This compound patch was inspired by a test case that was sent to me where ULE did very badly. It is simply:
cpuset -l <single cpu> shell of your choice
while forever &
cksum /dev/ssd
SSDs can respond in dozens or hundreds of microseconds. The checksum starts out interactive but quickly reaches 30+% cpu on my system and is marked for batch processing. At that point it now waits on its timeslice behind the loop every time it is woken up. This means it runs once per-100ms until it potentially decays back to an interactive thread where it briefly preempts and runs back up to 30% cpu where it loses interactivity again. This oscillation happens over the course of many seconds because the interactivity score is purposefully harder to enter than leave. ULE was not designed with high frequency wakeups for batch processes. The code in tdq_runq_add() ensures that the loop will get to complete its slice if it is preempted. We don't preempt batch priority tasks. We do try to limit latency for cpu hogs by scaling down the slice but even running once per-tick here is insufficient for more than about 3% cpu on my system. If we want this to behave well, we have to allow some limited timeshare preemption.
The fix I'm experimenting with, is allowing a kind of limited preemption for timeshare threads whose priorities are far enough apart. This somewhat defeats the fairness mechanism in the timeshare queue. What it does is check if the priority delta exceeds a threshold and then sets NEEDRESCHED if it does. To defeat the optimization where preempted threads are placed back at the head of the queue, we have to re-insert this favorable thread at the head queue position. Since priorities for batch are determined by %cpu, this allows the checksum thread to hit a stable cpu consumed. On a small time scale it is actually falling in and out of the priority range that allows for limited preemption so it runs in short bursts but this oscillation in state happens many times per-second. This change would exacerbate the effect of negative nice but not completely eliminate the fairness. I have mixed feelings about the timeshare_delta as a result.
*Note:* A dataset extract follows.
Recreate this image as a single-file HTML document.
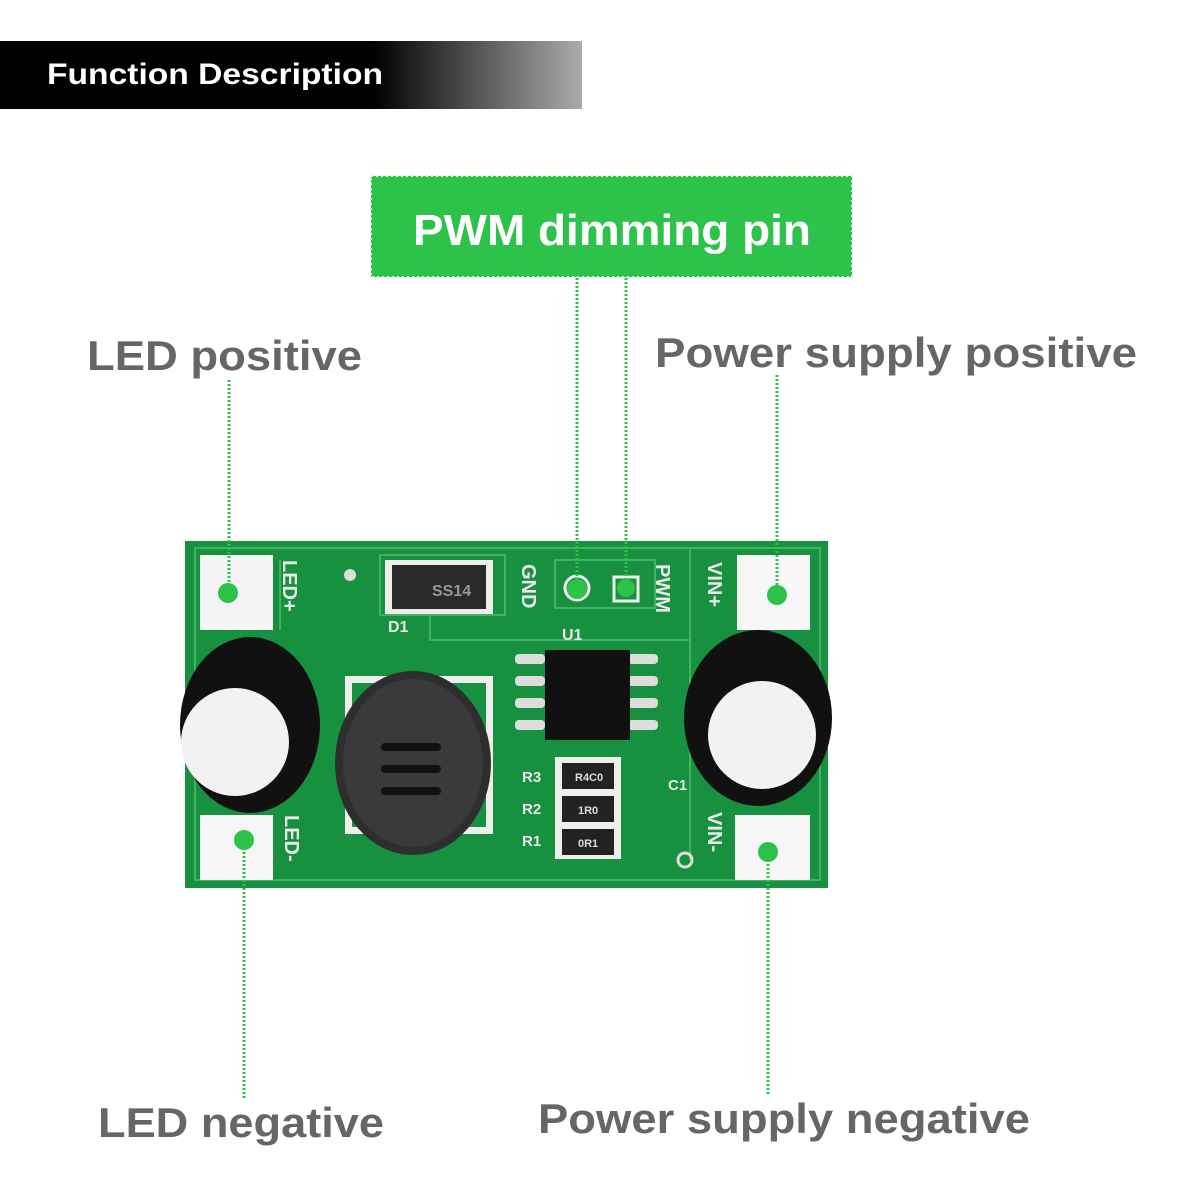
<!DOCTYPE html>
<html><head><meta charset="utf-8"><style>
html,body{margin:0;padding:0;background:#fff}
svg{display:block}
text{font-family:"Liberation Sans",sans-serif;font-weight:bold}
</style></head><body>
<svg width="1200" height="1200" viewBox="0 0 1200 1200" xmlns="http://www.w3.org/2000/svg">
<defs>
<linearGradient id="hg" x1="0" x2="1" y1="0" y2="0">
<stop offset="0" stop-color="#000"/><stop offset="0.64" stop-color="#000"/><stop offset="1" stop-color="#ababab"/>
</linearGradient>
</defs>
<rect x="0" y="41" width="582" height="68" fill="url(#hg)"/>
<text x="47" y="84" font-size="30" fill="#fff" textLength="336" lengthAdjust="spacingAndGlyphs">Function Description</text>

<rect x="371" y="176" width="481" height="101" fill="#2dc24a" stroke="#d8f5dd" stroke-width="2" stroke-dasharray="2 3"/>
<text x="413" y="245" font-size="44" fill="#fff" textLength="398" lengthAdjust="spacingAndGlyphs">PWM dimming pin</text>

<g fill="#666" font-size="42">
<text x="87" y="370" textLength="275" lengthAdjust="spacingAndGlyphs">LED positive</text>
<text x="655" y="367" textLength="482" lengthAdjust="spacingAndGlyphs">Power supply positive</text>
<text x="98" y="1137" textLength="286" lengthAdjust="spacingAndGlyphs">LED negative</text>
<text x="538" y="1133" textLength="492" lengthAdjust="spacingAndGlyphs">Power supply negative</text>
</g>

<!-- board -->
<rect x="185" y="541" width="643" height="347" fill="#17913f"/>
<g fill="none" stroke="#3fb362" stroke-width="2">
<path d="M195 548 H820 V880 H195 Z"/>
<path d="M380 555 H505 V615 H380 Z"/>
<path d="M430 615 V640 H690 V548"/>
<path d="M555 560 H655 V608 H555 Z"/>
<path d="M280 560 V630 M690 640 V860"/>
</g>
<rect x="200" y="555" width="73" height="75" fill="#f4f4f4"/>
<rect x="737" y="555" width="73" height="75" fill="#f7f7f7"/>
<rect x="200" y="815" width="73" height="65" fill="#f7f7f7"/>
<rect x="735" y="815" width="75" height="65" fill="#f7f7f7"/>
<circle cx="350" cy="575" r="6" fill="#ddd"/>
<circle cx="685" cy="860" r="7" fill="none" stroke="#ddd" stroke-width="3"/>
<g fill="#e8e8e8" font-size="20">
<text transform="translate(283,560) rotate(90)">LED+</text>
<text transform="translate(708,562) rotate(90)">VIN+</text>
<text transform="translate(708,812) rotate(90)">VIN-</text>
<text transform="translate(285,815) rotate(90)">LED-</text>
<text transform="translate(522,564) rotate(90)">GND</text>
<text transform="translate(656,564) rotate(90)">PWM</text>
<text x="562" y="640" font-size="16">U1</text>
<text x="388" y="632" font-size="16">D1</text>
<text x="522" y="782" font-size="15">R3</text>
<text x="522" y="814" font-size="15">R2</text>
<text x="522" y="846" font-size="15">R1</text>
<text x="668" y="790" font-size="15">C1</text>
</g>
<rect x="385" y="560" width="108" height="54" fill="#eee"/>
<rect x="392" y="565" width="94" height="44" fill="#2a2a2a"/>
<text x="432" y="596" font-size="16" fill="#999" font-weight="normal">SS14</text>
<circle cx="577" cy="588" r="12" fill="none" stroke="#eee" stroke-width="3"/>
<rect x="614" y="577" width="24" height="24" fill="none" stroke="#eee" stroke-width="3"/>
<g fill="#ddd">
<rect x="515" y="654" width="30" height="10" rx="4"/><rect x="515" y="676" width="30" height="10" rx="4"/>
<rect x="515" y="698" width="30" height="10" rx="4"/><rect x="515" y="720" width="30" height="10" rx="4"/>
<rect x="628" y="654" width="30" height="10" rx="4"/><rect x="628" y="676" width="30" height="10" rx="4"/>
<rect x="628" y="698" width="30" height="10" rx="4"/><rect x="628" y="720" width="30" height="10" rx="4"/>
</g>
<rect x="545" y="650" width="85" height="90" fill="#111"/>
<rect x="555" y="757" width="66" height="102" fill="#eee"/>
<rect x="562" y="763" width="52" height="26" fill="#222"/>
<rect x="562" y="796" width="52" height="26" fill="#222"/>
<rect x="562" y="829" width="52" height="26" fill="#222"/>
<g fill="#ddd" font-size="11" font-weight="normal"><text x="575" y="781">R4C0</text><text x="578" y="814">1R0</text><text x="578" y="847">0R1</text></g>
<rect x="345" y="676" width="148" height="158" fill="#eee"/>
<rect x="352" y="683" width="134" height="144" fill="#17913f"/>
<ellipse cx="413" cy="763" rx="78" ry="92" fill="#2e2e2e"/>
<ellipse cx="413" cy="763" rx="70" ry="84" fill="#3a3a3a"/>
<g stroke="#111" stroke-width="8" stroke-linecap="round"><path d="M385 747 H437 M385 769 H437 M385 791 H437"/></g>
<ellipse cx="250" cy="725" rx="70" ry="88" fill="#111"/>
<circle cx="235" cy="742" r="54" fill="#f2f2f2"/>
<ellipse cx="758" cy="718" rx="74" ry="88" fill="#111"/>
<circle cx="762" cy="735" r="54" fill="#f2f2f2"/>
<g stroke="#2dc24a" stroke-width="3" stroke-dasharray="2 2" fill="none">
<path d="M229 380 V593"/><path d="M577 278 V590"/><path d="M626 278 V588"/>
<path d="M777 375 V595"/><path d="M244 840 V1100"/><path d="M768 852 V1095"/>
</g>
<g fill="#2dc24a">
<circle cx="228" cy="593" r="10"/><circle cx="577" cy="589" r="10"/><circle cx="626" cy="588" r="9"/>
<circle cx="777" cy="595" r="10"/><circle cx="244" cy="840" r="10"/><circle cx="768" cy="852" r="10"/>
</g>
</svg>
</body></html>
Along the way I noticed that we were not setting NEEDRESCHED on remote wakeups and we were generating somewhat excessive IPIs and preemption. I also found two bugs in non-default sysctl settings that I fixed. I will document those inline below.
This makes buildworld take 1% longer on my 16 core/32 thread amd TR. It reduces preemption by over 30%. The timeshare "preemption" adds 10% more NEEDRESCHED calls but the missing remote RESCHED doubles the total count. I believe that is actually a bug and needs to be fixed despite the minor slowdown.